Task directions:
Copy out each line below that has the word "this" in it.

[Source code of charts]
■ ■ ■ ■ ■

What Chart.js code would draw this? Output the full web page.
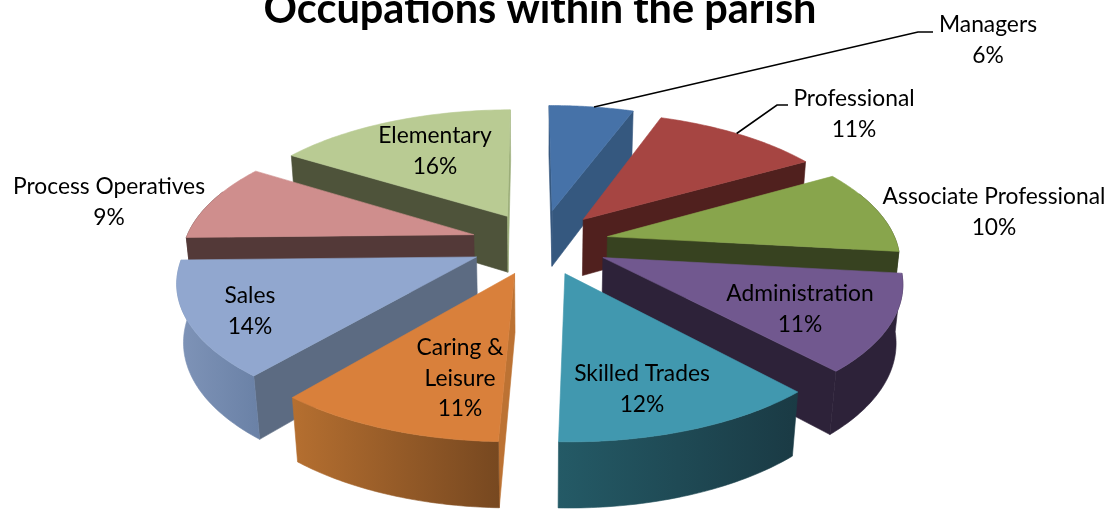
<!DOCTYPE html>
<html><head><meta charset="utf-8">
<style>html,body{margin:0;padding:0;background:#fff;overflow:hidden}canvas{display:block}</style>
<script src="https://cdn.jsdelivr.net/npm/chart.js@4"></script>
</head><body><canvas id="c" width="1110" height="509"></canvas>
<script>
const categories=["Managers","Professional","Associate Professional","Administration","Skilled Trades","Caring & Leisure","Sales","Process Operatives","Elementary"];
const shares=[5.6,11.1,10.2,11.45,12.25,10.5,13.65,9.35,15.9];
const explosion=[0.26,0.24,0.24,0.24,0.24,0.24,0.24,0.24,0.24];
const topColors=["#4672A8","#A64542","#88A54C","#71588F","#4198AF","#D9803B","#91A7CF","#CF8E8D","#B9CB93"];
const startColors=["#35587F","#50201E","#374220","#2D2239","#1C3D47","#BC7233","#5C6B82","#533938","#4E533A"];
const endColors=["#35587F","#50201E","#374220","#2D2239","#1C3D47","#BC7233","#5C6B82","#533938","#9BAD78"];
const wallLeft=["#35587F","#50201E","#374220","#2D2239","#245A66","#B56F30","#7F94B8","#533938","#9BAD78"];
const wallRight=["#35587F","#50201E","#374220","#2D2239","#1A3A44","#774820","#6A81A6","#533938","#9BAD78"];
const labelLines=[["Managers"],["Professional"],["Associate Professional"],["Administration"],["Skilled Trades"],["Caring &","Leisure"],["Sales"],["Process Operatives"],["Elementary"]];
const labelSpots=[[988,25],[854,99],[994,197],[800,294],[642,374],[460,348],[250,296],[109,187],[435,136]];
const leaders=[[[918,32],[933,32]],[[777,105],[788,105]]];
const leaderAngle=[0.53,0.48];
const view={cx:540,cy:243,focal:1640,dist:5.67,sin:0.453,cos:0.891,depth:0.226};
const fontFamily='Lato';
const startRotation=-0.36;

function project(u,v,z){
  const Y=v*view.sin+z*view.cos, Zc=view.dist-v*view.cos+z*view.sin;
  return [view.cx+view.focal*u/Zc, view.cy+view.focal*Y/Zc];
}
function poly(ctx,pts,fill){
  ctx.beginPath();pts.forEach((p,i)=>i?ctx.lineTo(p[0],p[1]):ctx.moveTo(p[0],p[1]));ctx.closePath();
  ctx.fillStyle=fill;ctx.fill();ctx.strokeStyle=fill;ctx.lineWidth=0.6;ctx.stroke();
}
function area(p){let a=0;p.forEach((q,i)=>{const r=p[(i+1)%p.length];a+=q[0]*r[1]-r[0]*q[1];});return a;}
function geometry(el,i){
  const mid=(el.startAngle+el.endAngle)/2,e=explosion[i];
  return {mid,ax:e*Math.cos(mid),ay:e*Math.sin(mid),s:el.startAngle,t:el.endAngle};
}
function drawSlice(ctx,el,i){
  const g=geometry(el,i),h=view.depth,n=48,top=[],bot=[];
  for(let k=0;k<=n;k++){
    const a=g.s+(g.t-g.s)*k/n,u=g.ax+Math.cos(a),v=g.ay+Math.sin(a);
    top.push(project(u,v,0));bot.push(project(u,v,h));
  }
  const at=project(g.ax,g.ay,0),ab=project(g.ax,g.ay,h);
  const startFace=[at,top[0],bot[0],ab],endFace=[at,top[n],bot[n],ab];
  if(area(startFace)<0)poly(ctx,startFace,startColors[i]);
  if(area(endFace)>0)poly(ctx,endFace,endColors[i]);
  const vis=[];
  for(let k=0;k<=n;k++){const a=g.s+(g.t-g.s)*k/n;if(Math.sin(a)>-0.35)vis.push(k);}
  if(vis.length>1){
    const tp=vis.map(k=>top[k]),bp=vis.map(k=>bot[k]).reverse();
    const xs=tp.concat(bp).map(p=>p[0]);
    const grad=ctx.createLinearGradient(Math.min(...xs),0,Math.max(...xs),0);
    grad.addColorStop(0,wallLeft[i]);grad.addColorStop(1,wallRight[i]);
    poly(ctx,tp.concat(bp),grad);
  }
  poly(ctx,[at,...top],topColors[i]);
}
const pie3d={
  id:'pie3d',
  beforeDatasetDraw(chart){
    const ctx=chart.ctx,arcs=chart.getDatasetMeta(0).data;
    const order=arcs.map((el,i)=>i).sort((a,b)=>{
      const ma=(arcs[a].startAngle+arcs[a].endAngle)/2,mb=(arcs[b].startAngle+arcs[b].endAngle)/2;
      return Math.sin(ma)-Math.sin(mb);
    });
    order.forEach(i=>drawSlice(ctx,arcs[i],i));
    ctx.strokeStyle='#000';ctx.lineWidth=1.6;
    leaders.forEach((pts,i)=>{
      const g=geometry(arcs[i],i),a=g.s+(g.t-g.s)*leaderAngle[i];
      const p=project(g.ax+Math.cos(a),g.ay+Math.sin(a),0);
      ctx.beginPath();ctx.moveTo(p[0],p[1]);pts.forEach(q=>ctx.lineTo(q[0],q[1]));ctx.stroke();
    });
    ctx.fillStyle='#000';ctx.font='22.8px '+fontFamily;ctx.textAlign='center';ctx.textBaseline='middle';
    arcs.forEach((el,i)=>{
      const lines=labelLines[i].concat([Math.round(shares[i])+'%']);
      lines.forEach((t,k)=>ctx.fillText(t,labelSpots[i][0],labelSpots[i][1]+k*30.5));
    });
    return false;
  }
};
const canvas=document.getElementById('c');
canvas.getContext('2d').letterSpacing='0.01px';
new Chart(canvas,{
  type:'pie',
  data:{labels:categories,datasets:[{data:shares,backgroundColor:topColors,borderWidth:0}]},
  options:{responsive:false,animation:false,rotation:startRotation,layout:{padding:{right:30}},
    plugins:{legend:{display:false},tooltip:{enabled:false},
      title:{display:true,text:'Occupations within the parish',color:'#000',
        font:{family:fontFamily,size:41.5,weight:'bold'},padding:{top:-15,bottom:0}}}},
  plugins:[pie3d]
});
</script></body></html>
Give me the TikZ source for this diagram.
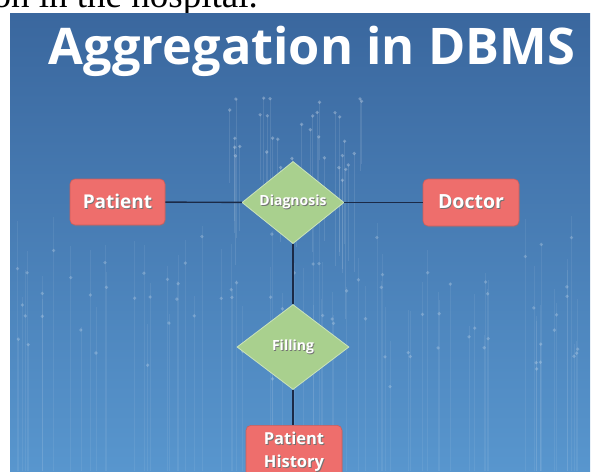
\documentclass[tikz,border=0pt]{standalone}
\usepackage{fontspec}
\setmainfont{Liberation Serif}
\setsansfont{Open Sans}
\usetikzlibrary{positioning,shapes.geometric,shadows}
\definecolor{entity}{HTML}{EE6E6C}
\definecolor{relship}{HTML}{A9D08E}
\definecolor{link}{HTML}{1B2A47}
\definecolor{paneltop}{HTML}{3A679E}
\definecolor{panelbot}{HTML}{5896CE}
% white label with a soft dark copy underneath
\newcommand\shadetext[1]{\rlap{\color{black!55}\kern.9pt\raisebox{-1.1pt}{#1}}#1}

\begin{document}
\begin{tikzpicture}[x=1pt,y=-1pt,
  entitybox/.style={rectangle,rounded corners=5pt,fill=entity,draw=entity!85!black,line width=.6pt,
    text=white,font=\sffamily\bfseries,inner sep=0pt,
    drop shadow={opacity=.25,shadow xshift=1pt,shadow yshift=-1.5pt}},
  relbox/.style={diamond,fill=relship,draw=relship!60!white,line width=.8pt,
    text=white,font=\sffamily\bfseries,inner sep=0pt},
  conn/.style={draw=link,line width=1.4pt}]
\useasboundingbox (0,0) rectangle (596,471);
\clip (0,0) rectangle (596,471);
\node[anchor=base east,font=\fontsize{37}{40}\selectfont,inner sep=0pt] (caption) at (258,7) {on in the hospital.};
\shade[top color=paneltop,bottom color=panelbot] (10,13) rectangle (590,471);
% falling data streaks
\pgfmathsetseed{11}
\foreach \i in {1,...,34}{
  \pgfmathsetmacro\sx{293+rand*75} \pgfmathsetmacro\sy{95+rnd*90} \pgfmathsetmacro\sl{50+rnd*110}
  \draw[white,opacity=.10,line width=.7pt] (\sx,\sy)--(\sx,\sy+\sl);
  \fill[white,opacity=.28] (\sx,\sy) circle (1.8);
}
\foreach \i in {1,...,80}{
  \pgfmathsetmacro\sx{300+rand*285} \pgfmathsetmacro\sy{215+rnd*130}
  \draw[white,opacity=.07,line width=.7pt] (\sx,\sy)--(\sx,471);
  \fill[white,opacity=.22] (\sx,\sy+rnd*60) circle (1.8);
}
\node[text=white,font=\sffamily\bfseries\fontsize{50.5}{52}\selectfont,anchor=base,inner sep=0pt] (title) at (312,64) {Aggregation in DBMS};
% entities and relationships
\node[entitybox,minimum width=95pt,minimum height=46pt,font=\sffamily\bfseries\fontsize{19}{22}\selectfont] (patient) at (117.5,202) {\shadetext{Patient}};
\node[entitybox,minimum width=96pt,minimum height=47pt,font=\sffamily\bfseries\fontsize{19.5}{22}\selectfont] (doctor) at (471,202.5) {\shadetext{Doctor}};
\node[relbox,minimum width=102pt,minimum height=79pt,font=\sffamily\bfseries\fontsize{14}{16}\selectfont] (diagnosis) at (293,202.5) {\shadetext{Diagnosis}};
\node[relbox,minimum width=112pt,minimum height=85pt,font=\sffamily\bfseries\fontsize{14}{16}\selectfont] (filling) at (293,347) {\shadetext{Filling}};
\node[entitybox,minimum width=96pt,minimum height=54pt,font=\sffamily\bfseries\fontsize{16.5}{23}\selectfont,align=center,anchor=north] (history) at (294,425) {\shadetext{Patient}\\\shadetext{History}};
\draw[conn] (patient) -- (diagnosis);
\draw[conn] (diagnosis) -- (doctor);
\draw[conn] (diagnosis) -- (filling);
\draw[conn] (filling) -- (filling |- history.north);
\end{tikzpicture}
\end{document}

■ ■ ■ ■ ■

Completed exercise:
What Chart.js code would draw this? Output the full web page.
Give me the TikZ source for this diagram.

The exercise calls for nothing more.